On his side, Frank’s parents also grew up in the middle of WWII in the Netherlands, and Frank was a premie because his mom had pre-eclampsia. He is also the eldest, and had a younger sister who we lost to cancer. His mom was in the hospital bedridden for a month, then had a C section to take him out one month before natural labor. He was 4 pounds and fit in his dad’s hand. His mom would get wheeled in to see him once a day, he was in a warm incubator. Two weeks later she went home, and two or three weeks after that he went home when he reached a normal weight. So per the Miller book Frank has even more serious abandonment issues than me, and the reason we glommed onto each other is because of those abandonment issues and the fact that he basically imprinted on me, and always made me his first priority. Dad was actually pissed when he first met Frank. He immediately groused: great. Now you’ll never learn to compromise. I didn’t understand what that really meant until now, 20 years later.

The other reason we glommed onto each other so quickly is because in previous relationships I had a lot of issues, and any time anyone hooked into something vulnerable it would be like a live wire, the chemistry would be through the roof. It would usually derail because I didn’t get much practice dealing with the situation and because of the abandonment issues I was needy. But Frank didn’t hook into anything vulnerable and that was a huge relief. That meant we both had a stable foundation on which to build, and grow. Unfortunately, mutual abandonment issues aren’t really a good reason to have a relationship, and we lasted as long as we did not because we were healthy but because we both had a lot of dysfunction in our histories. 

Humans didn’t evolve around monogamy, and we decided awhile ago trying to adhere to artificial human constraints would be more damaging to our relationship, and not less. This was possible because we’d been fairly stable, and recognizing these truths actually helped strengthen us.

In December 2016 I learned a friend was having a tough year, because his girlfriend had died in the middle of the night that year. I was concerned and in January I started hanging out with him to make sure he was OK, and then he hooked into something vulnerable in me and it turned into a roller coaster ride. We’ve known each other since we were kids. He has an older sibling so he doesn’t have the abandonment issues Frank and I have, and I experienced a lot of PTSD triggers. My triggers triggered issues in him as well, hence the roller coaster ride.

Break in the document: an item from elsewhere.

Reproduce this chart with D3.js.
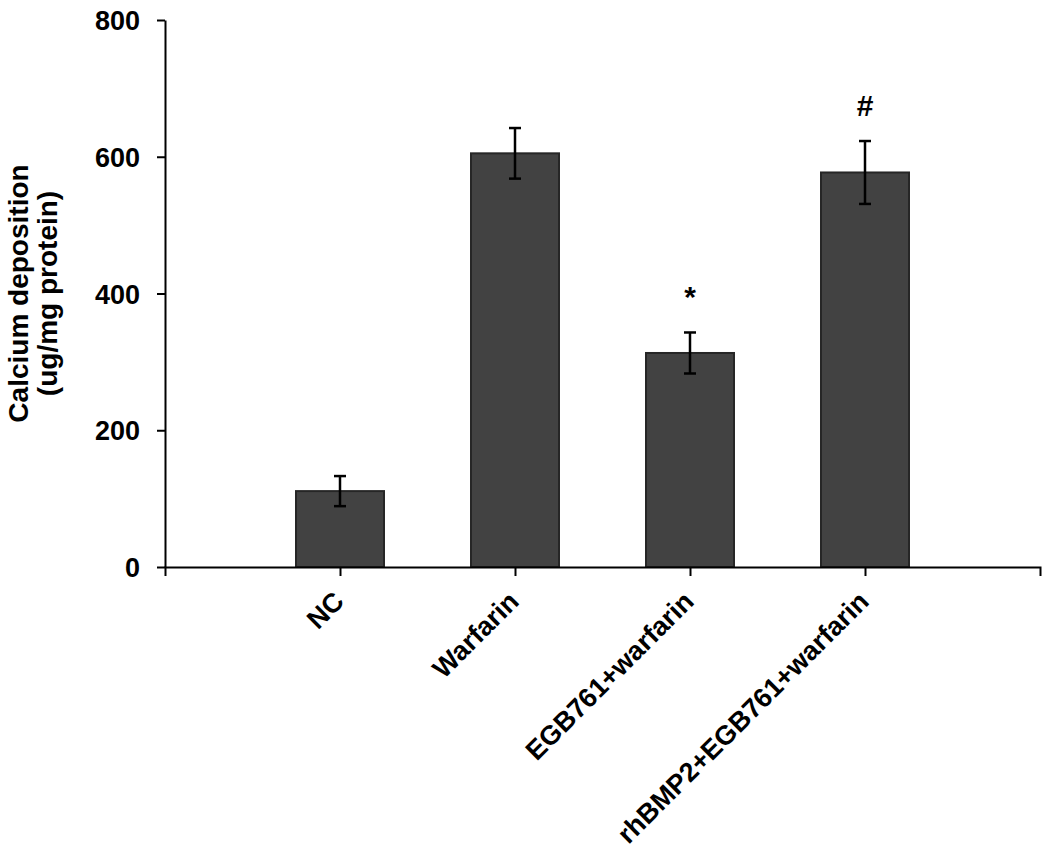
<!DOCTYPE html>
<html>
<head>
<meta charset="utf-8">
<script src="https://cdn.jsdelivr.net/npm/d3@7"></script>
<style>
  body { margin: 0; background: #fff; }
  svg text { font-family: "Liberation Sans", Arial, sans-serif; font-weight: bold; fill: #000; }
</style>
</head>
<body>
<svg id="chart" width="1050" height="863"></svg>
<script>
const categories = ['NC', 'Warfarin', 'EGB761+warfarin', 'rhBMP2+EGB761+warfarin']
const means = [111, 605, 313, 577]
const errors = [22, 37, 30, 46]
const marks = ['', '', '*', '#']
const yTicks = [0, 200, 400, 600, 800]

const svg = d3.select('#chart')
const plotLeft = 165, plotRight = 1040, plotTop = 20, plotBottom = 567

const x = d3.scalePoint().domain(categories).range([plotLeft, plotRight]).padding(1)
const y = d3.scaleLinear().domain([0, 800]).range([plotBottom, plotTop])
const barW = 88

// y axis
const yAxis = svg.append('g').attr('transform', `translate(${plotLeft},0)`)
  .call(d3.axisLeft(y).tickValues(yTicks).tickSize(8).tickSizeOuter(0).tickPadding(17))
yAxis.selectAll('path, line').attr('stroke', '#000').attr('stroke-width', 2)
yAxis.selectAll('text').attr('font-size', 27).attr('font-family', null).attr('dy', '0.36em')

// bars
const g = svg.append('g')
g.selectAll('rect').data(means).enter().append('rect')
  .attr('x', (d, i) => x(categories[i]) - barW / 2)
  .attr('y', d => y(d))
  .attr('width', barW)
  .attr('height', d => plotBottom - y(d))
  .attr('fill', '#424242')
  .attr('stroke', '#262626')
  .attr('stroke-width', 2)

// error bars
const eb = g.selectAll('.eb').data(means).enter().append('g').attr('class', 'eb')
  .attr('stroke', '#000').attr('stroke-width', 2.5)
eb.append('line')
  .attr('x1', (d, i) => x(categories[i])).attr('x2', (d, i) => x(categories[i]))
  .attr('y1', (d, i) => y(d + errors[i])).attr('y2', (d, i) => y(d - errors[i]))
eb.append('line')
  .attr('x1', (d, i) => x(categories[i]) - 6).attr('x2', (d, i) => x(categories[i]) + 6)
  .attr('y1', (d, i) => y(d + errors[i])).attr('y2', (d, i) => y(d + errors[i]))
eb.append('line')
  .attr('x1', (d, i) => x(categories[i]) - 6).attr('x2', (d, i) => x(categories[i]) + 6)
  .attr('y1', (d, i) => y(d - errors[i])).attr('y2', (d, i) => y(d - errors[i]))

// significance marks
g.selectAll('.mark').data(means).enter().append('text').attr('class', 'mark')
  .attr('x', (d, i) => x(categories[i]))
  .attr('y', (d, i) => y(d + errors[i]) - 25)
  .attr('text-anchor', 'middle')
  .attr('font-size', 30)
  .text((d, i) => marks[i])

// x axis
const xAxis = svg.append('g').attr('transform', `translate(0,${plotBottom})`)
  .call(d3.axisBottom(x).tickSize(9).tickSizeOuter(9))
xAxis.selectAll('path, line').attr('stroke', '#000').attr('stroke-width', 2)
xAxis.selectAll('text')
  .attr('font-size', 27).attr('font-family', null)
  .attr('text-anchor', 'end')
  .attr('y', 0).attr('dy', 0)
  .attr('transform', 'translate(5,36) rotate(-45)')

// y axis title
const yt = svg.append('text')
  .attr('transform', `translate(28,${(plotTop + plotBottom) / 2}) rotate(-90)`)
  .attr('text-anchor', 'middle')
  .attr('font-size', 28)
yt.append('tspan').attr('x', 0).attr('dy', 0).text('Calcium deposition')
yt.append('tspan').attr('x', 0).attr('dy', 29).text('(ug/mg protein)')
</script>
</body>
</html>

While this has been a tough journey, I also see suppressing all these years didn’t do any of us any good. There’s been a lot of pain but also a lot of honesty and growth, and we’re all learning how not to be tied to any particular outcome. 

What I’ve learned from Alice Miller is we’ve gone from being unconscious victims to conscious survivors, and at this late stage of my life i’m trying to learn how to consciously live, and be. As best I can, I choose to live a life of radical transparency and honesty in order to see the world as it is, not as I wish it to be.

The rest of these posts will cover a range of topics including abandonment and commitment issues, Crucial Conversations, relationships, non-ordinary consciousness (STER, if you’re familiar with Stealing Fire and the Flow Genome Project), narcissism, emotional intelligence, coping, antifragility, and more. Because all of these topics are so intertwined, I’d suggest reading this series of blog posts multiple times to get the full effect.

Assuming I get to the end of this series of blog posts, I’ll consolidate them into PDF and epub form, and that will continue to be a living document.